When he reappeared he said "wow, that is one clean bottom and solid boat. I don't see any dings in your props, your rudders are solid, nothing is out of place. I saw two barnacles." We caught a cab to dinner with our friends Doug and Susie and had a very nice dinner in town. Afterward, it was raining (of course, we are in Port Townsend in late July, so it has to be rainy and cold, right?), and no taxis to be found. We glumly walked back to the marina in the rain.
The next morning we were in good shape as far as wind goes and departed. We played with different speeds to feel out the vibration, which had the gall to not leave us during the night! My Hampton guys said I might want to consider hauling out, but I really just couldn't bear the thought.

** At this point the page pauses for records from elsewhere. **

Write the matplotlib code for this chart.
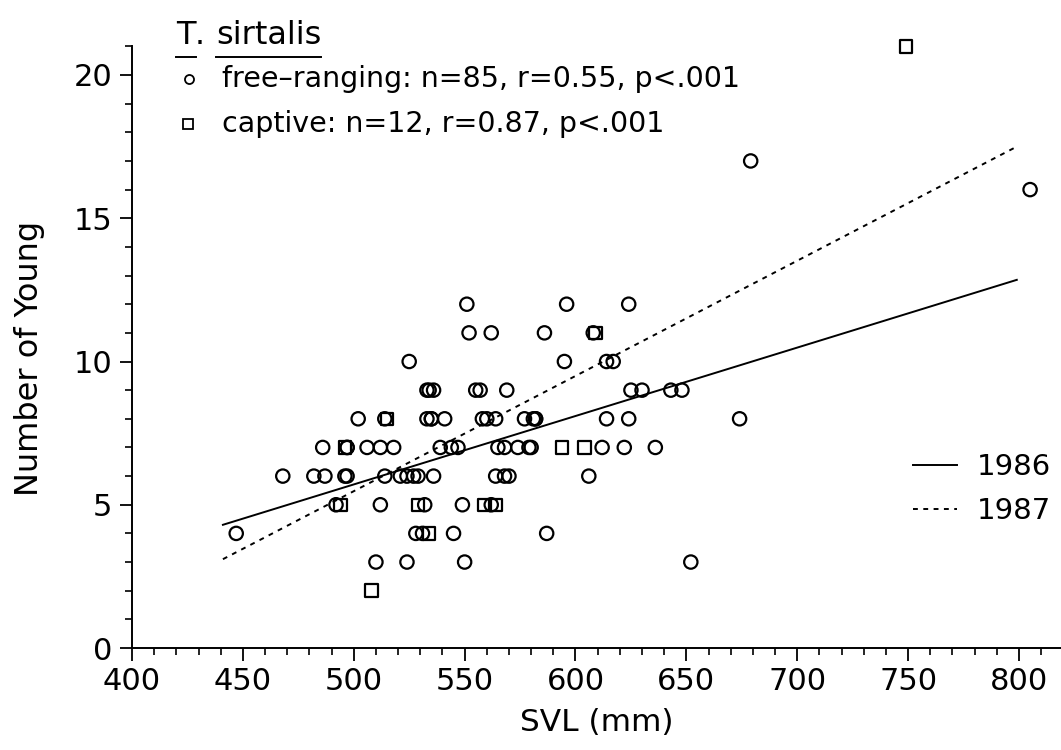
import matplotlib
matplotlib.use('Agg')
import matplotlib.pyplot as plt
from matplotlib.ticker import MultipleLocator
from matplotlib.lines import Line2D

# ---- data ----
free_svl = [510, 524, 550, 652,
            447, 528, 531, 545, 587,
            492, 512, 532, 549, 562,
            468, 482, 487, 496, 497, 514, 521, 524, 527, 529, 536, 564, 568, 570, 606,
            486, 497, 497, 506, 512, 518, 539, 544, 547, 565, 568, 574, 579, 580, 612, 622, 636,
            502, 514, 533, 535, 535, 541, 558, 560, 564, 577, 581, 582, 582, 614, 624, 674,
            533, 534, 536, 555, 557, 569, 625, 630, 643, 648,
            525, 595, 614, 617,
            552, 562, 586, 608,
            551, 596, 624,
            805,
            679]
free_young = [3] * 4 + [4] * 5 + [5] * 5 + [6] * 15 + [7] * 17 + [8] * 16 + \
             [9] * 10 + [10] * 4 + [11] * 4 + [12] * 3 + [16] + [17]

captive_svl = [508, 534, 494, 529, 559, 564, 496, 594, 604, 515, 609, 749]
captive_young = [2, 4, 5, 5, 5, 5, 7, 7, 7, 8, 11, 21]

line_x = [441, 799]
line_1986 = [4.3, 12.85]
line_1987 = [3.1, 17.5]

title_parts = ["T", "sirtalis"]
free_label = "free\u2013ranging: n=85, r=0.55, p<.001"
captive_label = "captive: n=12, r=0.87, p<.001"
year_labels = ["1986", "1987"]
x_ticks = list(range(400, 801, 50))
y_ticks = [0, 5, 10, 15, 20]

W, H = 1061, 750
plt.rcParams['font.family'] = ['DejaVu Sans']
fig = plt.figure(figsize=(W / 100, H / 100), dpi=100)
ax = fig.add_axes([132 / W, 102 / H, (W - 132) / W, 21 * 28.65 / H])

ax.scatter(free_svl, free_young, s=92, marker='o', facecolors='none',
           edgecolors='black', linewidths=1.6, clip_on=False, zorder=3)
ax.scatter(captive_svl, captive_young, s=80, marker='s', facecolors='none',
           edgecolors='black', linewidths=1.6, clip_on=False, zorder=3)
l86, = ax.plot(line_x, line_1986, color='black', lw=1.4, ls='-')
l87, = ax.plot(line_x, line_1987, color='black', lw=1.4, ls=(0, (2.5, 2.8)))

ax.set_xlim(400, 400 + (W - 132) / 2.2175)
ax.set_ylim(0, 21)
ax.set_xticks(x_ticks)
ax.set_yticks(y_ticks)
ax.xaxis.set_minor_locator(MultipleLocator(10))
ax.yaxis.set_minor_locator(MultipleLocator(1))
ax.tick_params(which='major', direction='out', length=9, width=1.3, labelsize=22, pad=5)
ax.tick_params(which='minor', direction='out', length=5, width=1.2)
for s in ['top', 'right']:
    ax.spines[s].set_visible(False)
for s in ['left', 'bottom']:
    ax.spines[s].set_linewidth(1.4)

ax.set_xlabel("SVL (mm)", fontsize=22.5, labelpad=8)
ax.set_ylabel("Number of Young", fontsize=23)
ax.yaxis.set_label_coords(-0.094, 0.482)

# legend for regression lines (lower right)
ax.legend([l86, l87], year_labels, loc='center left',
          bbox_to_anchor=(913 / W, 1 - 489 / H), bbox_transform=fig.transFigure,
          frameon=False, fontsize=21, handlelength=1.5, handletextpad=0.7,
          labelspacing=0.55, borderpad=0, borderaxespad=0)

# top-left key
def fx(px):
    return px / W

def fy(py):
    return 1 - py / H

t1 = fig.text(fx(176), fy(36), title_parts[0], fontsize=23, va='center', ha='left')
t2 = fig.text(fx(195), fy(36), ".", fontsize=23, va='center', ha='left')
t3 = fig.text(fx(216), fy(36), title_parts[1], fontsize=23, va='center', ha='left')
fig.add_artist(Line2D([fx(189)], [fy(79)], marker='o', ms=6.5, mfc='none', mec='black',
                      mew=1.3, ls='none'))
fig.add_artist(Line2D([fx(188)], [fy(124)], marker='s', ms=6.5, mfc='none', mec='black',
                      mew=1.3, ls='none'))
fig.text(fx(222), fy(79), free_label, fontsize=20.5, va='center', ha='left')
fig.text(fx(222), fy(124), captive_label, fontsize=20.5, va='center', ha='left')

fig.canvas.draw()
r = fig.canvas.get_renderer()
for t in (t1, t3):
    bb = t.get_window_extent(r)
    fig.add_artist(Line2D([bb.x0 / W, bb.x1 / W], [fy(57), fy(57)], color='black', lw=1.4))

fig.savefig("out.png", dpi=100)
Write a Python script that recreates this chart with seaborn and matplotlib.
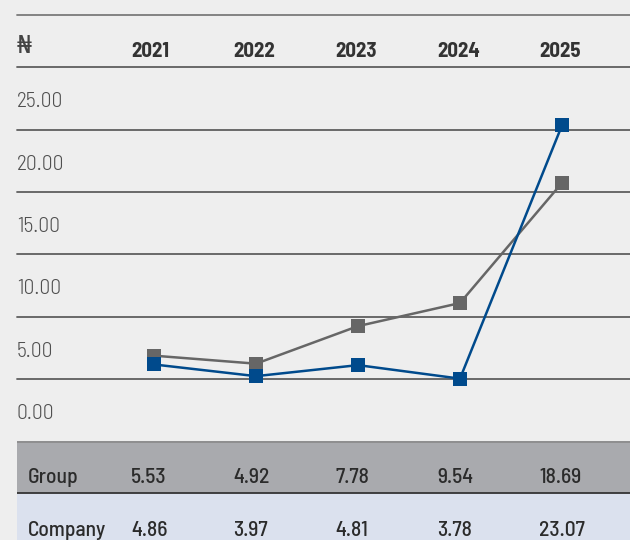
import matplotlib
matplotlib.use("Agg")
import matplotlib.pyplot as plt
import matplotlib.transforms as mtransforms
from matplotlib.lines import Line2D
import seaborn as sns
import pandas as pd

# ---------------- data ----------------
years = ["2021", "2022", "2023", "2024", "2025"]
group = [5.53, 4.92, 7.78, 9.54, 18.69]
company = [4.86, 3.97, 4.81, 3.78, 23.07]
ytick_values = [0, 5, 10, 15, 20, 25]
currency_label = "₦"
row_labels = ["Group", "Company"]

# ---------------- style ----------------
sns.set_style("white")
FONT = ["Barlow Semi Condensed", "DejaVu Sans"]
plt.rcParams["font.family"] = FONT

BG = "#eeeeee"
GRID = "#5e5e5e"
GREY = "#666666"
BLUE = "#004a8c"

fig = plt.figure(figsize=(6.3, 5.4), dpi=100, facecolor=BG)
L = 17 / 630
W = 1 - L

# axis used for labels / band grid
ax = fig.add_axes([L, 99 / 540, W, 374 / 540])
ax.set_facecolor(BG)
for s in ax.spines.values():
    s.set_visible(False)
ax.set_xticks([])
ax.set_yticks([])
ax.set_ylim(-2.44, 27.52)

# data axis
ax2 = ax.twinx()
ax2.patch.set_visible(False)
for s in ax2.spines.values():
    s.set_visible(False)

df = pd.DataFrame({"year": years, "Group": group, "Company": company})
sns.lineplot(data=df, x="year", y="Group", ax=ax2, color=GREY, marker="s",
             markersize=10, markeredgewidth=0, linewidth=1.8, zorder=3)
sns.lineplot(data=df, x="year", y="Company", ax=ax2, color=BLUE, marker="s",
             markersize=10, markeredgewidth=0, linewidth=1.8, zorder=4)
ax2.set_ylim(-0.97, 27.52)
xl = (-1.343, 4.667)
ax2.set_xlim(*xl)
ax.set_xlim(*xl)
ax2.set_xticks([])
ax2.set_yticks([])
ax2.set_xlabel("")
ax2.set_ylabel("")
ax.set_xlabel("")

# band grid lines (between the value labels)
for v in ytick_values:
    ax.axhline(v + 2.5, color=GRID, lw=1.3, clip_on=False, zorder=1)

# y value labels
ytr = mtransforms.blended_transform_factory(ax.transAxes, ax.transData)
for v in ytick_values:
    ax.text(0, v - 0.7, f"{v:.2f}", transform=ytr, ha="left", va="baseline",
            fontsize=15.5, fontweight=300, color="#505050")

# header
htr = mtransforms.blended_transform_factory(ax.transData, ax.transAxes)
for i, y in enumerate(years):
    ax.text(i - 0.225, 1.0267, y, transform=htr, ha="left", va="baseline",
            fontsize=15, fontweight="bold", color="#333333", clip_on=False)
ax.text(0, 1.0374, currency_label, transform=ax.transAxes, ha="left",
        va="baseline", fontsize=17, fontweight="normal", color="#444444",
        clip_on=False)
fig.add_artist(Line2D([L, 1], [1 - 15 / 540] * 2, color="#7a7a7a", lw=1.3))

# table
tab = fig.add_axes([L, 0, W, 99 / 540])
tab.set_xlim(*xl)
tab.set_ylim(0, 99)
tab.axis("off")
tab.axhspan(47, 99, color="#a9aaae", zorder=0)
tab.axhspan(0, 47, color="#dbe1ee", zorder=0)
tab.axhline(47, color="#333333", lw=1.3, zorder=2)
tab.axhline(98.5, color="#8a8a8a", lw=1.2, zorder=2)

rows = [(row_labels[0], group, 57), (row_labels[1], company, 4)]
ttr = mtransforms.blended_transform_factory(tab.transAxes, tab.transData)
for name, vals, base in rows:
    tab.text((28 - 17) / 613, base, name, transform=ttr, ha="left",
             va="baseline", fontsize=15.5, fontweight=500, color="#2b2b2b")
    for i, v in enumerate(vals):
        tab.text(i - 0.225, base, f"{v:.2f}", ha="left", va="baseline",
                 fontsize=15.5, fontweight=500, color="#2b2b2b")

fig.savefig("out.png", dpi=100, facecolor=BG)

We motored up to Roche Harbor but by the time we got there the wind had come up again, and it was forecast up to 25 knots that night. We thought about going to Garrison, but that was too far in this wind to tender back to the hotel for dinner with friends Ron and Kim.
A very sturdy small ship was clearing customs as we searched for our anchor spot. A Dauntless, called "Undaunted," how clever.
We tried anchoring near the Seattle YC station, but the anchor wouldn't hold. We then tried a position fairly close to the marina, tucked up against the North side. We got a good bite, backing down with both engines. I think the guy behind us was a bit freaked. Have been there many times myself. Great dinner at the hotel as usual, fun company. Also ran into Bob & Pat, owners of a 720 Endurance. Ironically we would shadow them much of the trip and always be a day or two behind them.
As we took the tender back to Mahalo I got the image above (top of this post). All seems calm, doesn't it? Tomorrow we would head to Canada.